Google’s ex-CEO blames working from home on the company’s AI struggles: ‘Google decided that work-life balance was more important than winning’
Eric Schmidt was responding to a question about how Google have lost the lead in AI to startups like OpenAI and Anthropic.
Google’s former CEO Eric Schmidt has a complaint about his old stomping ground—and it’s one that workers have heard on repeat for the past two years: They aren’t working in the office enough.
Schmidt, who left Google for good in 2020, blasted the company’s working-from-home policy during a recent talk at Stanford University, while claiming it’s the reason why the search engine giant is lagging behind in the AI race.
“Google decided that work-life balance and going home early and working from home was more important than winning,” Schmidt told Stanford students.
“And the reason startups work is because the people work like hell.”
“I’m sorry to be so blunt,” Schmidt continued in the video posted on Stanford’s YouTube channel on Tuesday. “But the fact of the matter is, if you all leave the university and go found a company, you’re not gonna let people work from home and only come in one day a week if you want to compete against the other startups.”
Schmidt made the remarks in response to a question from professor Erik Brynjolfsson about how Google have lost the lead in AI to startups like OpenAI and Anthropic.
“I asked [Google CEO] Sundar [Pichai] this, he didn’t really give me a very sharp answer. Maybe you have a sharper or a more objective explanation for what’s going on there,” Brynjolfsson posed to the former Google boss.
Fortune has contacted Schmidt and Google for comment.

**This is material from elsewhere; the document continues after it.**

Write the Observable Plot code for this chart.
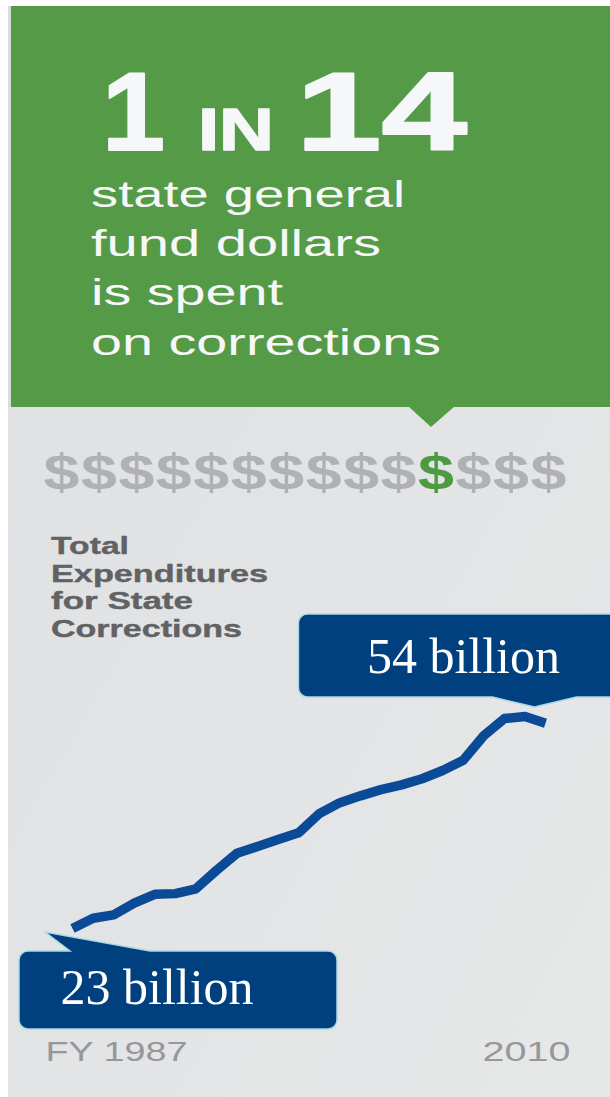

WFH became the norm at Google after Schmidt left
Schmidt, who led Google from 2001 to 2011, before handing the reins back to the search giant’s co-founder Larry Page, stayed on as Google’s executive chairman and technical advisor until 2020.
Since then, the world of work has undergone a significant transformation. Despite the dangers of the pandemic being long behind us, companies are largely still operating remotely—at least for part of the week.

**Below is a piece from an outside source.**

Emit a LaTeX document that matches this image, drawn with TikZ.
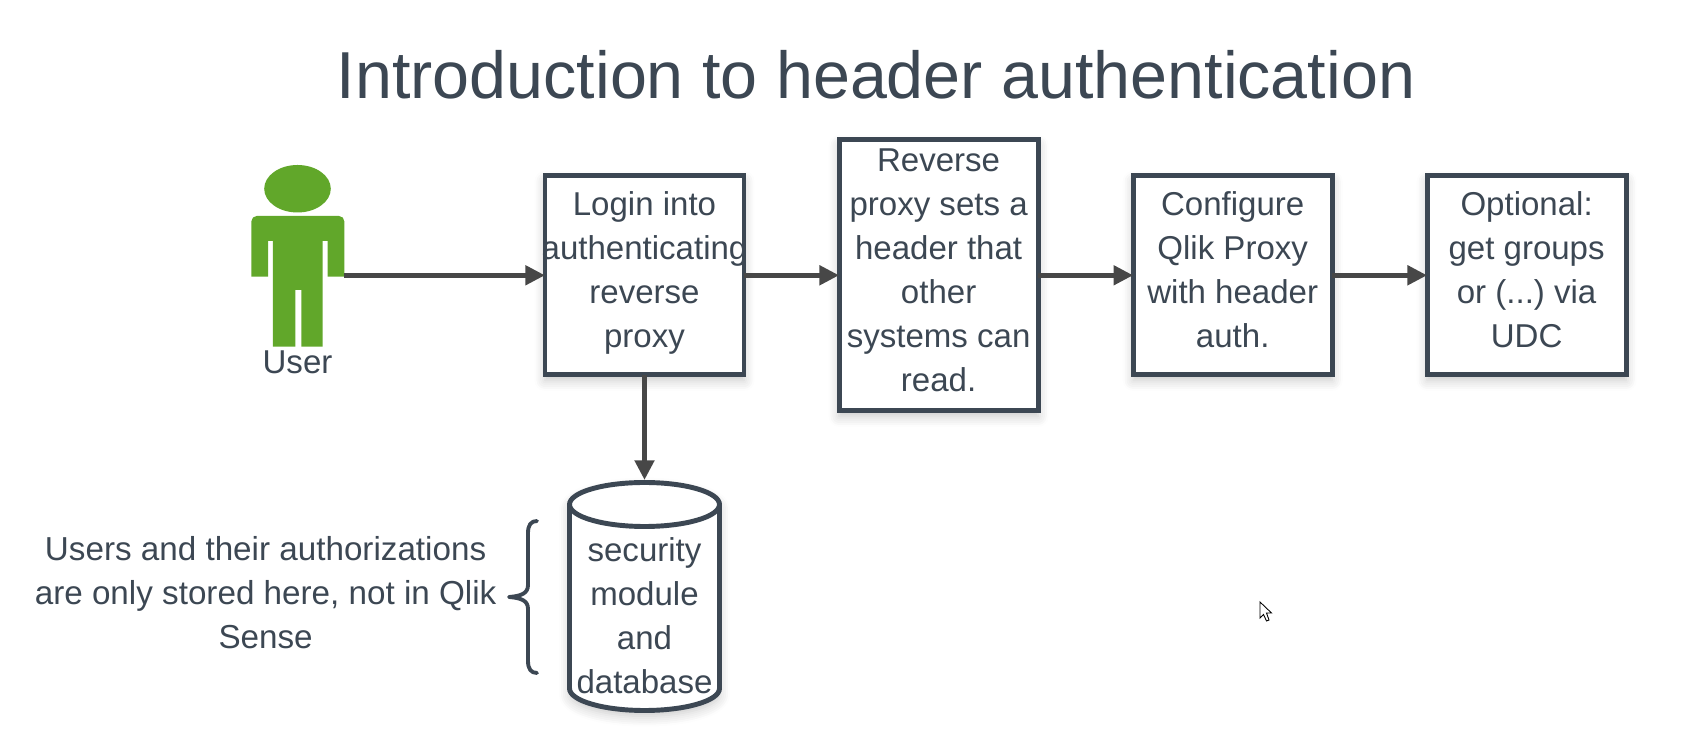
\documentclass[tikz,border=0pt]{standalone}
\usepackage{fontspec}
\setmainfont{Liberation Sans}
\usetikzlibrary{arrows.meta,shadows.blur}
\definecolor{inkblue}{HTML}{3C4753}
\definecolor{connGray}{HTML}{474747}
\definecolor{userGreen}{HTML}{61A72A}
\newcommand{\botpad}{\rule[-3.1pt]{0pt}{3.1pt}}
\tikzset{
  softshadow/.style={blur shadow={shadow blur steps=6,shadow xshift=0pt,shadow yshift=-1.6pt,shadow blur radius=3pt,shadow opacity=22}},
  bodytext/.style={text=inkblue,font=\fontsize{9.4}{12.5}\selectfont,align=center,inner sep=0pt,outer sep=0pt},
  stepbox/.style={bodytext,draw=inkblue,line width=1.4pt,fill=white,minimum width=1.99cm,softshadow},
  conn/.style={draw=connGray,line width=1.4pt,-{Triangle[length=5.6pt,width=5.4pt]}},
}
\begin{document}
\begin{tikzpicture}
    \useasboundingbox (0,0) rectangle (16.83,7.45);

    % title
    \node[text=inkblue,font=\fontsize{18.9}{22}\selectfont,inner sep=0pt] (title) at (8.76,6.7) {Introduction to header authentication};

    % user
    \fill[userGreen] (2.975,5.5625) ellipse (.333 and .2375);
    \fill[userGreen] (2.514,4.683) [rounded corners=1.5pt] -- (2.514,5.29) -- (3.443,5.29) [sharp corners] -- (3.443,4.683) -- (3.275,4.683) -- (3.275,5.04) -- (3.225,5.04) -- (3.225,3.983) -- (3.014,3.983) -- (3.014,4.55) -- (2.954,4.55) -- (2.954,3.983) -- (2.729,3.983) -- (2.729,5.04) -- (2.682,5.04) -- (2.682,4.683) -- cycle;
    \coordinate (hand) at (3.443,4.697);
    \node[bodytext] (user) at (2.975,3.83) {User};

    % boxes
    \node[stepbox,minimum height=1.99cm] (login) at (6.445,4.697) {Login into\\\makebox[0pt]{authenticating}\\reverse\\proxy\botpad};
    \node[stepbox,minimum height=2.71cm] (header) at (9.386,4.697) {Reverse\\proxy sets a\\header that\\other\\systems can\\read.\botpad};
    \node[stepbox,minimum height=1.99cm] (qlik) at (12.327,4.697) {Configure\\Qlik Proxy\\with header\\auth.\botpad};
    \node[stepbox,minimum height=1.99cm] (udc) at (15.266,4.697) {Optional:\\get groups\\or (...)\ via\\UDC\botpad};

    % database
    \draw[draw=inkblue,line width=1.4pt,fill=white,softshadow] (5.695,2.405) arc[start angle=180,end angle=0,x radius=.75,y radius=.22] -- (7.195,.565) arc[start angle=0,end angle=-180,x radius=.75,y radius=.22] -- cycle;
    \draw[draw=inkblue,line width=1.4pt] (5.695,2.405) arc[start angle=180,end angle=360,x radius=.75,y radius=.22];
    \coordinate (dbtop) at (6.445,2.65);
    \node[bodytext] (db) at (6.445,1.295) {security\\module\\and\\database};
    \node[bodytext,font=\fontsize{9.45}{12.5}\selectfont] (note) at (2.656,1.525) {Users and their authorizations\\are only stored here, not in Qlik\\Sense};

    % brace
    \draw[inkblue,line width=1.1pt,line cap=round,line join=round] (5.37,2.24) .. controls (5.31,2.24) and (5.28,2.2) .. (5.28,2.12) -- (5.28,1.6) .. controls (5.28,1.52) and (5.22,1.49) .. (5.09,1.48) .. controls (5.22,1.47) and (5.28,1.44) .. (5.28,1.36) -- (5.28,.84) .. controls (5.28,.76) and (5.31,.72) .. (5.37,.72);

    % connectors
    \draw[conn] (hand) -- (login);
    \draw[conn] (login) -- (header);
    \draw[conn] (header) -- (qlik);
    \draw[conn] (qlik) -- (udc);
    \draw[conn] (login) -- (dbtop);

    % cursor
    \filldraw[fill=white,draw=black,line width=.25pt] (12.6,1.43) -- (12.6,1.27) -- (12.635,1.305) -- (12.665,1.24) -- (12.69,1.25) -- (12.665,1.32) -- (12.715,1.32) -- cycle;
\end{tikzpicture}
\end{document}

In fact, a study from KPMG recently revealed that CEOs who believe office workers will be back at their desks five days a week in the near future are now in the small minority.
It’s worth highlighting that Schmidt’s one-day-a-week remark is an exaggeration: Like most firms, Google has asked workers to come into offices around three days a week, per the company’s 2022 Diversity Annual Report.
More recently, Google has even begun formally tracking office badge swipes and using it as a metric in performance reviews.
However, Schmidt should note that employee backlash from rigid return-to-office mandates could actually wipe out any productivity gains in Google’s AI department.
WFH, RTO and productivity
Schmidt’s not the first leader to complain that working from home kills innovation.
However, CEOs who order their staff to work from an office five days à la pre-pandemic risk having fewer staff around to innovate.
Reams of research suggest that workers would quit their jobs if forced to return to their company’s vertical towers.
Meanwhile, leaders who have already enforced an RTO mandate have admitted they experienced more attrition than they anticipated and are struggling with recruitment.
Elon Musk, for one, has been an outspoken advocate for in-office work—he quickly found out that employees will call their bosses ultimatum to commute to work or find another job.
Twitter’s (now X) operations were put at risk soon after he took over when more workers than expected chose to quit rather than answer Musk’s call to go “hardcore”.
Plus, even if employees don’t quit in anger, they’ll likely have less zing for their jobs: A staggering 99% of companies with RTO mandates have seen a drop in engagement.
Either way, Google’s lack of innovation in the AI department can’t be down to staff working from home more than those at OpenAI—they have the same 3-day in-office policy.